Exercise: Working from the data below, reproduce exactly the lines starting at the one that holds "Clone this diagram in TikZ." and ending at the one that holds "(0,0) rectangle (1725,1164);". Pictures are excluded.
══ Dataset content
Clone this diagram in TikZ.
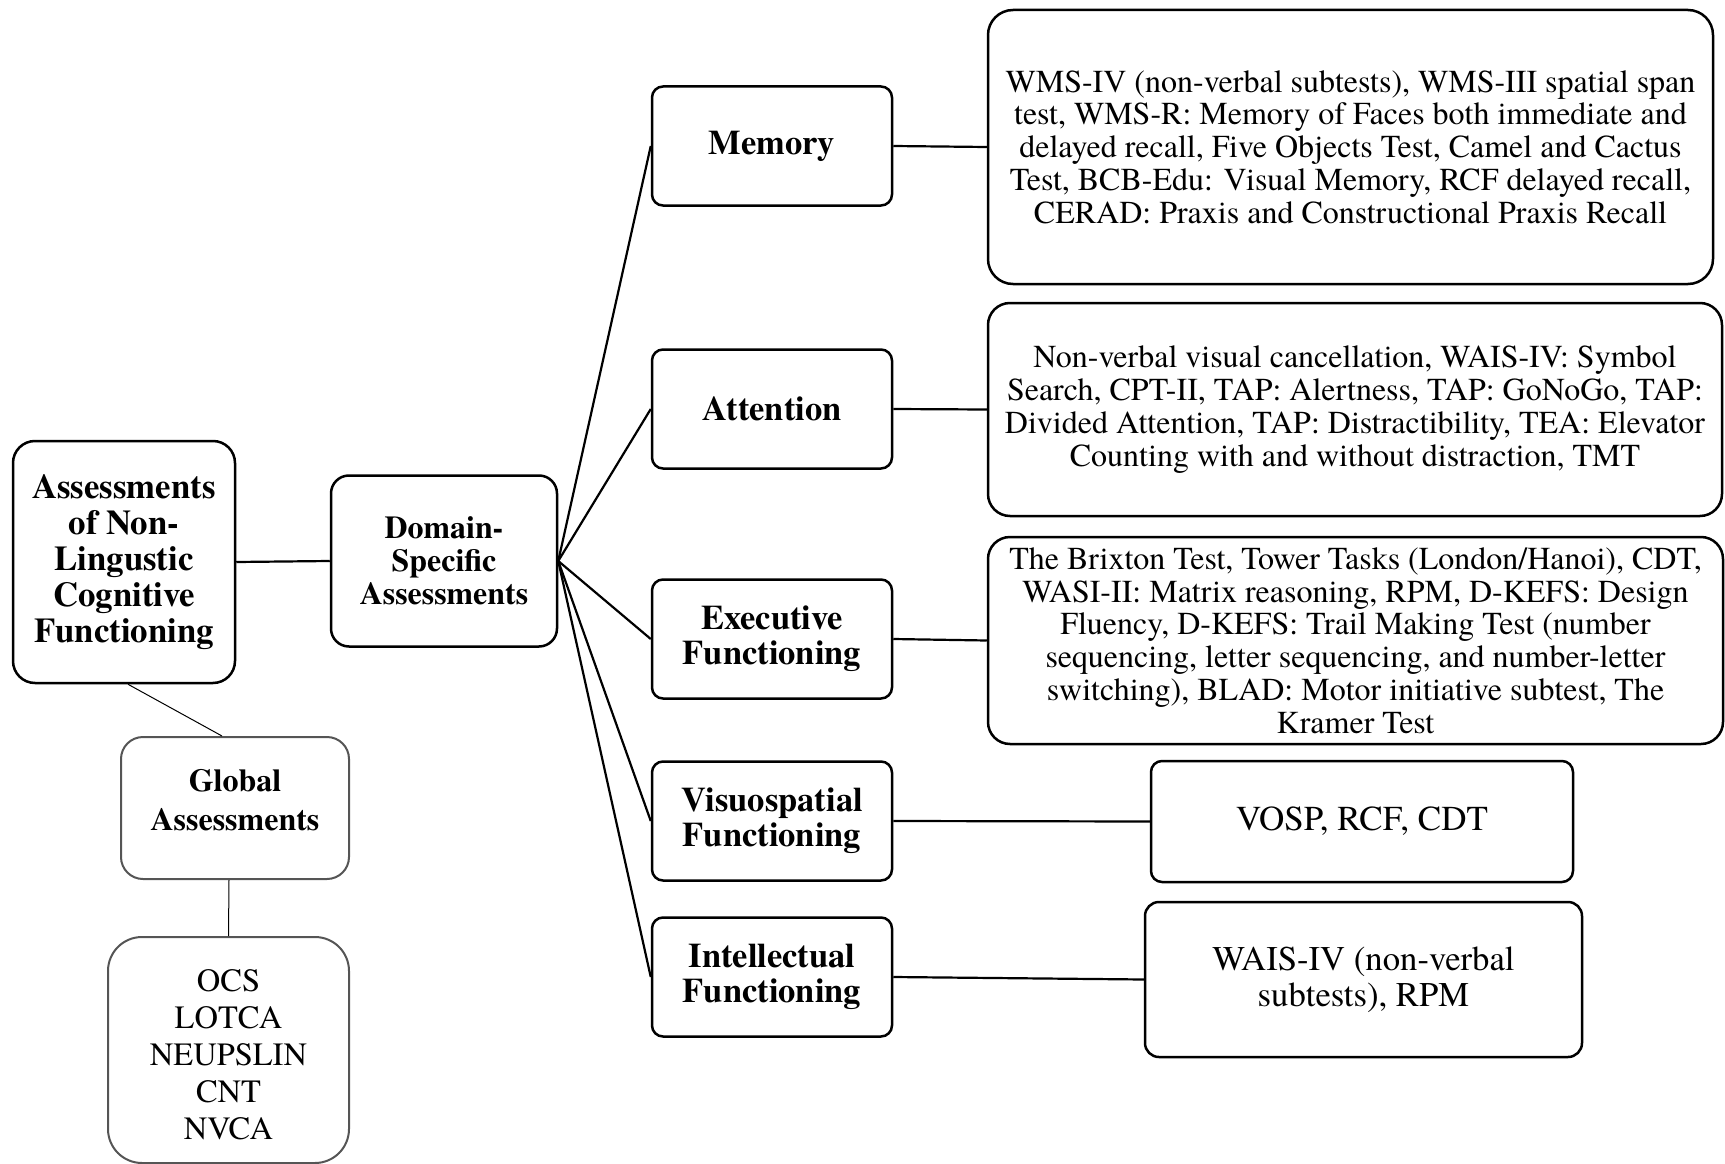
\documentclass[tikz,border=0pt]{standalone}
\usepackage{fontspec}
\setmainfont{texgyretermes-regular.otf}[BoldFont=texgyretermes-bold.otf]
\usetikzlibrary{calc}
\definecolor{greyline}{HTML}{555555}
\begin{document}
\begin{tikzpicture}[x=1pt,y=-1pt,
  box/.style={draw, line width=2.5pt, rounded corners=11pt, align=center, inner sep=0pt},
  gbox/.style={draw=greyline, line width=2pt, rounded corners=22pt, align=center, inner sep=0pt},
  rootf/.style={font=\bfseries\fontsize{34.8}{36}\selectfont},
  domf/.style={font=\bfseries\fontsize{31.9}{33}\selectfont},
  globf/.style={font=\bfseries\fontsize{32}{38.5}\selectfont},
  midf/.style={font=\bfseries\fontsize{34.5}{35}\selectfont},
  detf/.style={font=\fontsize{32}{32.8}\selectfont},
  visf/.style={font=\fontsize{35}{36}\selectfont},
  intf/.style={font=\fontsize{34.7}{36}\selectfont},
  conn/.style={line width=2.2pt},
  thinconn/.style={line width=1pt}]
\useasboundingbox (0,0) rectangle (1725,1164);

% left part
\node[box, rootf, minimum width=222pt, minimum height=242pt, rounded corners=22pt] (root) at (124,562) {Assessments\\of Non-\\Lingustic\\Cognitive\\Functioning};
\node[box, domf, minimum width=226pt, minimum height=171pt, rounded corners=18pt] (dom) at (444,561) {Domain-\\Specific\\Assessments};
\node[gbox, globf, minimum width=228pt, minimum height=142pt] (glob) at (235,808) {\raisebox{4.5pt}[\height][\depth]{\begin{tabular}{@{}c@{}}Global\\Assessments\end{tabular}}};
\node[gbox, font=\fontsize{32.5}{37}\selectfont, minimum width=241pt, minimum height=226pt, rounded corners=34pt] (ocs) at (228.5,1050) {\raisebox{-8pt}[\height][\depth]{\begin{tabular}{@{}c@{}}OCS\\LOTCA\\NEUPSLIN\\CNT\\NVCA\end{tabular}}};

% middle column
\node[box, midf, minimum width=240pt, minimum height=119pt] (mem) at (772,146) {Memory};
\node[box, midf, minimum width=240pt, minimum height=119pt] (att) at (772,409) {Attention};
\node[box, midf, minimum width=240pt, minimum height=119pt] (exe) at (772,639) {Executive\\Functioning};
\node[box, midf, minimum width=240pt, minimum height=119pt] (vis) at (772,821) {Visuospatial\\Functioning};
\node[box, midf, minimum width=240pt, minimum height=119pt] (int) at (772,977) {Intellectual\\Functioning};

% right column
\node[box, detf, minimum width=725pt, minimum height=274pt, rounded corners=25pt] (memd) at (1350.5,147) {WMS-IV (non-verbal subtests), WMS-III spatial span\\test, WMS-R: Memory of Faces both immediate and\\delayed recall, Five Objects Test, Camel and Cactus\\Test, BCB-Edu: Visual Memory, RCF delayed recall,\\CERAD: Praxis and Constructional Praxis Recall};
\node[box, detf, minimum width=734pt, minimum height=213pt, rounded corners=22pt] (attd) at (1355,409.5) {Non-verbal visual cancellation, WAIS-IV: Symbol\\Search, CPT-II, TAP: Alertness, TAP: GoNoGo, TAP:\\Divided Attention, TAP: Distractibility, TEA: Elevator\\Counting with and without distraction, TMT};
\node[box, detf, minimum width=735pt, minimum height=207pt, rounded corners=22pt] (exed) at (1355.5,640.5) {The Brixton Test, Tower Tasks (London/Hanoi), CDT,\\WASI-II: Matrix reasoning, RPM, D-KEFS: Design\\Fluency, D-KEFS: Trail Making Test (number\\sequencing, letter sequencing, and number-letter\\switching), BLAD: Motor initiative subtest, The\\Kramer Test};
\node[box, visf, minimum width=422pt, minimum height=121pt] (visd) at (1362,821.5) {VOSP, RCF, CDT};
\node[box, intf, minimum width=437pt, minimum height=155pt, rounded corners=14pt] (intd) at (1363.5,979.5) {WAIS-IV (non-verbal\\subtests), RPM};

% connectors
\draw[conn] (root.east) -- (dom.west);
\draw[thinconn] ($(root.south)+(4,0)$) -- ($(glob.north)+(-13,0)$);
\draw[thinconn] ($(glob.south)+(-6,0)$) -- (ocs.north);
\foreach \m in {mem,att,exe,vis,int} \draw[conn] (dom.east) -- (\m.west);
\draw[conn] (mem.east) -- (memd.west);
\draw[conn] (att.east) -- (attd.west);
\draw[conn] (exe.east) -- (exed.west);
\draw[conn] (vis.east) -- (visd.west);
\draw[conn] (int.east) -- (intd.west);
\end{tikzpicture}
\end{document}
════
══ Dataset content
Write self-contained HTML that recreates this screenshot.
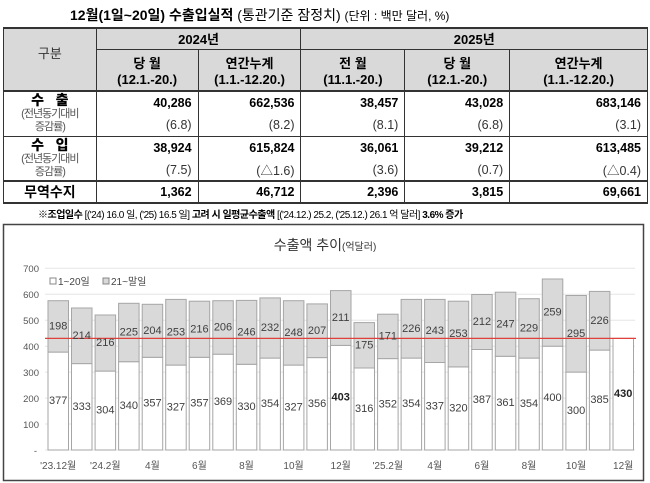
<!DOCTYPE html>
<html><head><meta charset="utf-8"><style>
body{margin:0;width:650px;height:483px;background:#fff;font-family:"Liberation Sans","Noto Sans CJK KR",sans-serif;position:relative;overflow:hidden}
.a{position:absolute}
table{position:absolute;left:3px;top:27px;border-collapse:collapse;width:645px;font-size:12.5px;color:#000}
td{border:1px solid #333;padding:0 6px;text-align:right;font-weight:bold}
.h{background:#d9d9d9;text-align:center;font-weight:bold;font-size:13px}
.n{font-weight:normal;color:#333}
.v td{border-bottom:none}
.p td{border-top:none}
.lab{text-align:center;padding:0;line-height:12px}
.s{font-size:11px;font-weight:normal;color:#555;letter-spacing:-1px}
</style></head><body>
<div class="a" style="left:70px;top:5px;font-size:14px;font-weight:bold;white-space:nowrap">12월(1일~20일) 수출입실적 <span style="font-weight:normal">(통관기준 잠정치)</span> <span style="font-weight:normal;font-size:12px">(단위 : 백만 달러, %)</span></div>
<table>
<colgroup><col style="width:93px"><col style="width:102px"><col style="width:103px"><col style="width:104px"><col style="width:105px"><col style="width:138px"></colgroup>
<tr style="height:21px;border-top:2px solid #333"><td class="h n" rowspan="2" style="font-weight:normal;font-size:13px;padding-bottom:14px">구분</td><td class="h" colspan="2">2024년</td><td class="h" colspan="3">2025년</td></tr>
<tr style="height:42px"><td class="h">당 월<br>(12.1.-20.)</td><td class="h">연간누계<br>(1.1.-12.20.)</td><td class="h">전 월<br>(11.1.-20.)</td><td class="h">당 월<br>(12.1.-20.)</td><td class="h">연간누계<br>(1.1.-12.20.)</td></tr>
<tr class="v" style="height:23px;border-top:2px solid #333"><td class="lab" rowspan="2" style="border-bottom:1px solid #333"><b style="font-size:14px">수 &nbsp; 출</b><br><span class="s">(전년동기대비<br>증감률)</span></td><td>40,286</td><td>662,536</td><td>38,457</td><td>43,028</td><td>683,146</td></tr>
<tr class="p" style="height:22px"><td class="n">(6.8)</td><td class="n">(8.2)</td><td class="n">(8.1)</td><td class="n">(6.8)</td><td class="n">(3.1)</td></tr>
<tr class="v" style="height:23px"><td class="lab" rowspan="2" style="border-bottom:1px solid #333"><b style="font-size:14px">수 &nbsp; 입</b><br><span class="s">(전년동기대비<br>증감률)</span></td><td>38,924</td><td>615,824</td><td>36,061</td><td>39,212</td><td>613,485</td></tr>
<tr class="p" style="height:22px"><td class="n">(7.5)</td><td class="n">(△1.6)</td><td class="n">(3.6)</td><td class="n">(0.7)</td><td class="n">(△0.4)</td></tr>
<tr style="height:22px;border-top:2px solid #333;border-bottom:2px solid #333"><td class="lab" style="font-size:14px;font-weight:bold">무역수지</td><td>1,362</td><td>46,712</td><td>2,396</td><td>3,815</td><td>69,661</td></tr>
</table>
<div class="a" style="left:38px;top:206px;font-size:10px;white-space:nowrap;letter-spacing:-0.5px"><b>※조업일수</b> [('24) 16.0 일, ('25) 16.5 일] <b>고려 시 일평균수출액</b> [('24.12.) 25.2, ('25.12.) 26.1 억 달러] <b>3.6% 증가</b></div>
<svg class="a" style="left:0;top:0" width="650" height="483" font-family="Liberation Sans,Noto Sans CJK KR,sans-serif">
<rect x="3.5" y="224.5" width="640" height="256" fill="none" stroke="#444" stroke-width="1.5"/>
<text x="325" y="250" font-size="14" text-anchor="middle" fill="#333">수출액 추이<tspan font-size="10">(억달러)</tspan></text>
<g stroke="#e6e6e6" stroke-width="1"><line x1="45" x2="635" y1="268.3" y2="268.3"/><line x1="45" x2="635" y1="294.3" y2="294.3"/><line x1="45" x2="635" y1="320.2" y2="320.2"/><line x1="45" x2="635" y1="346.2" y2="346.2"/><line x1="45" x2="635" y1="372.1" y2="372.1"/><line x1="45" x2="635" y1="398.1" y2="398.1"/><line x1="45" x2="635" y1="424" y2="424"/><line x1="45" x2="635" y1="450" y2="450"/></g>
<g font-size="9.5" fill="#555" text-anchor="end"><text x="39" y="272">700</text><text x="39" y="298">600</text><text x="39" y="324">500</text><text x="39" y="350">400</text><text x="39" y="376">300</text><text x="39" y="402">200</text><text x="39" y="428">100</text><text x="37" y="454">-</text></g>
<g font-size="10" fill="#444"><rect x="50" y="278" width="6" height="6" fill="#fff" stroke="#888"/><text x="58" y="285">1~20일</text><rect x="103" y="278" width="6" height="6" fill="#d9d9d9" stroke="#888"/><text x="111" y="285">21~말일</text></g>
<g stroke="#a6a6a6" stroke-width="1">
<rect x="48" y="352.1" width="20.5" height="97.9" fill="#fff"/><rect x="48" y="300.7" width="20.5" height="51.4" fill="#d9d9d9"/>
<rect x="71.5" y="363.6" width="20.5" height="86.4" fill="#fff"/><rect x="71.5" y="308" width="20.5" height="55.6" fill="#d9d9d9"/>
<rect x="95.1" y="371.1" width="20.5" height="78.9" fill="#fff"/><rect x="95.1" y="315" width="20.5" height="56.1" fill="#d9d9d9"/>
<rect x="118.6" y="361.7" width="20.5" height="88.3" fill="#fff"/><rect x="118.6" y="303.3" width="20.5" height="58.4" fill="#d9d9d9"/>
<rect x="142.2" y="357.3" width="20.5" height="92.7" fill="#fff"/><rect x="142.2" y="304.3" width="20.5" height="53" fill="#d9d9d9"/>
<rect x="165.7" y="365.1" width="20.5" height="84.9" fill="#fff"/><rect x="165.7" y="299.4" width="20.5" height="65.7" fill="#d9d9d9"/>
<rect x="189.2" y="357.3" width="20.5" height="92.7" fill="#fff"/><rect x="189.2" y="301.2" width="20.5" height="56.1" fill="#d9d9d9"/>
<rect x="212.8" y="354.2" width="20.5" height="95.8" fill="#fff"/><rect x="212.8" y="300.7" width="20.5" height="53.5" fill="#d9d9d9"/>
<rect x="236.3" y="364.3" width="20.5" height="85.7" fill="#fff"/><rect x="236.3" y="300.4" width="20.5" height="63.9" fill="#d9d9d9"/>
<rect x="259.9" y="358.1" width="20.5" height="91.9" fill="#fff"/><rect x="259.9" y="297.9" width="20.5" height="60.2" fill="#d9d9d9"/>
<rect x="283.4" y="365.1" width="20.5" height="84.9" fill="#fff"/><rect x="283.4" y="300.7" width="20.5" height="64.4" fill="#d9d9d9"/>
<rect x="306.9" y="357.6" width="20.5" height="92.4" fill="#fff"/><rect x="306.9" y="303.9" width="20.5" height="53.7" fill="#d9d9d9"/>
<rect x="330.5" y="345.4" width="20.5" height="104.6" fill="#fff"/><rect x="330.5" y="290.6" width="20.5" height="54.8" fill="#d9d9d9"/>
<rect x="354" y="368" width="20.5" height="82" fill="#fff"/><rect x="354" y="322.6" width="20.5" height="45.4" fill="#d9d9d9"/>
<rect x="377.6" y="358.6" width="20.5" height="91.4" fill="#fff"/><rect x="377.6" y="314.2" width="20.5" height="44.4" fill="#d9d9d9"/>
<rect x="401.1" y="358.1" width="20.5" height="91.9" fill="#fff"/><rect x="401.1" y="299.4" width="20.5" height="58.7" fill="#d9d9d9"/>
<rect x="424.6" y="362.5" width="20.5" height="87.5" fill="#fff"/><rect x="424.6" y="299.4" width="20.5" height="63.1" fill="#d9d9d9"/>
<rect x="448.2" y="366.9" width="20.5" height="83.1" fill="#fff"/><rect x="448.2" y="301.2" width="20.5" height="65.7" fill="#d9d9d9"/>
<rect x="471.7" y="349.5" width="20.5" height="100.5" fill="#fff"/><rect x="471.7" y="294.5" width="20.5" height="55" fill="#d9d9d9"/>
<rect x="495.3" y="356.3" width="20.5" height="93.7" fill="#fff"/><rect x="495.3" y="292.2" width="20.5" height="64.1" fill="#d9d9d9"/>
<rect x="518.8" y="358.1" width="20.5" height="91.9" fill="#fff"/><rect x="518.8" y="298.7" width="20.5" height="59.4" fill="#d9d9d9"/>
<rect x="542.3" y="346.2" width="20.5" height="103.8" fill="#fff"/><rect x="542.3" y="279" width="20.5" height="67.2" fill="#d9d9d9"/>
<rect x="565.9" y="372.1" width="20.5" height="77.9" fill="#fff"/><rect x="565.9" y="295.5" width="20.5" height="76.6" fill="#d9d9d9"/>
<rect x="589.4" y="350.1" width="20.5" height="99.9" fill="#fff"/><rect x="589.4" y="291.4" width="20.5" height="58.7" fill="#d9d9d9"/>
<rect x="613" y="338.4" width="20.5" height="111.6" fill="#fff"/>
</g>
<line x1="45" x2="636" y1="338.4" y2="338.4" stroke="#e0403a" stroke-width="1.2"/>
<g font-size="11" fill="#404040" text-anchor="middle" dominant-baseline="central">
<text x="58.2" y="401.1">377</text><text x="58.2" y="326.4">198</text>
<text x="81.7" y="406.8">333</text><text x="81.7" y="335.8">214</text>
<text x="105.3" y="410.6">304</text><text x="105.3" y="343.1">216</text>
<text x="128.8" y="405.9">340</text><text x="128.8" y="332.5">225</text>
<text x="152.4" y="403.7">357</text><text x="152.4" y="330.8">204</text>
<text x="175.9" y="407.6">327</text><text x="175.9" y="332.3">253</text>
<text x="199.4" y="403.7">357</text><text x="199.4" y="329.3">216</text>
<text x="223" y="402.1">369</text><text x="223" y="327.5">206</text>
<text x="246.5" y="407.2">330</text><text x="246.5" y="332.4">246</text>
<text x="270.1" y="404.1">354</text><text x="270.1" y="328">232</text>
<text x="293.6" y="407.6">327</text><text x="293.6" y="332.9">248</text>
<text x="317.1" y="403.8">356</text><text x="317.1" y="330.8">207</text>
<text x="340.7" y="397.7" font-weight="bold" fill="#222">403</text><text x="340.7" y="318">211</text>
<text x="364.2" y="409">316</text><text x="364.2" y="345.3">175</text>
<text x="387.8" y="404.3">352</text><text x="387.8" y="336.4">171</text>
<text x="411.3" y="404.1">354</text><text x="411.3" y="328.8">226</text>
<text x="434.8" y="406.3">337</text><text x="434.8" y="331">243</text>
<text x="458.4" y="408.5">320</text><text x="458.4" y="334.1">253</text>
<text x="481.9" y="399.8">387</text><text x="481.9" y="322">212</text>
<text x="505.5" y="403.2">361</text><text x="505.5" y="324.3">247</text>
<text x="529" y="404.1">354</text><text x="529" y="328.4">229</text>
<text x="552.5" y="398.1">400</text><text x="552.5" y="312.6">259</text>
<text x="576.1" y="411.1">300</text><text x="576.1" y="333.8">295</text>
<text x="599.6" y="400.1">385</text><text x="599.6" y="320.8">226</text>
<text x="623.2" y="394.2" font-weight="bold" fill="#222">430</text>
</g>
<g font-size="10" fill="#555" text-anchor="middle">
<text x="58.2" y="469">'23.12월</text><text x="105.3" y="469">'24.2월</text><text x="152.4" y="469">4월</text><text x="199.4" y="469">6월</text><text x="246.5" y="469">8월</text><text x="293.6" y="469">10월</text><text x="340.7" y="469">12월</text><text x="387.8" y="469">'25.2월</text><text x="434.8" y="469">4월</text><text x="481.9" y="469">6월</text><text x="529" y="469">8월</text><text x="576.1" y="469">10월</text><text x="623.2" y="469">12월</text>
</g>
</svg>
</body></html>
════
Expected answer:
Clone this diagram in TikZ.
\documentclass[tikz,border=0pt]{standalone}
\usepackage{fontspec}
\setmainfont{texgyretermes-regular.otf}[BoldFont=texgyretermes-bold.otf]
\usetikzlibrary{calc}
\definecolor{greyline}{HTML}{555555}
\begin{document}
\begin{tikzpicture}[x=1pt,y=-1pt,
  box/.style={draw, line width=2.5pt, rounded corners=11pt, align=center, inner sep=0pt},
  gbox/.style={draw=greyline, line width=2pt, rounded corners=22pt, align=center, inner sep=0pt},
  rootf/.style={font=\bfseries\fontsize{34.8}{36}\selectfont},
  domf/.style={font=\bfseries\fontsize{31.9}{33}\selectfont},
  globf/.style={font=\bfseries\fontsize{32}{38.5}\selectfont},
  midf/.style={font=\bfseries\fontsize{34.5}{35}\selectfont},
  detf/.style={font=\fontsize{32}{32.8}\selectfont},
  visf/.style={font=\fontsize{35}{36}\selectfont},
  intf/.style={font=\fontsize{34.7}{36}\selectfont},
  conn/.style={line width=2.2pt},
  thinconn/.style={line width=1pt}]
\useasboundingbox (0,0) rectangle (1725,1164);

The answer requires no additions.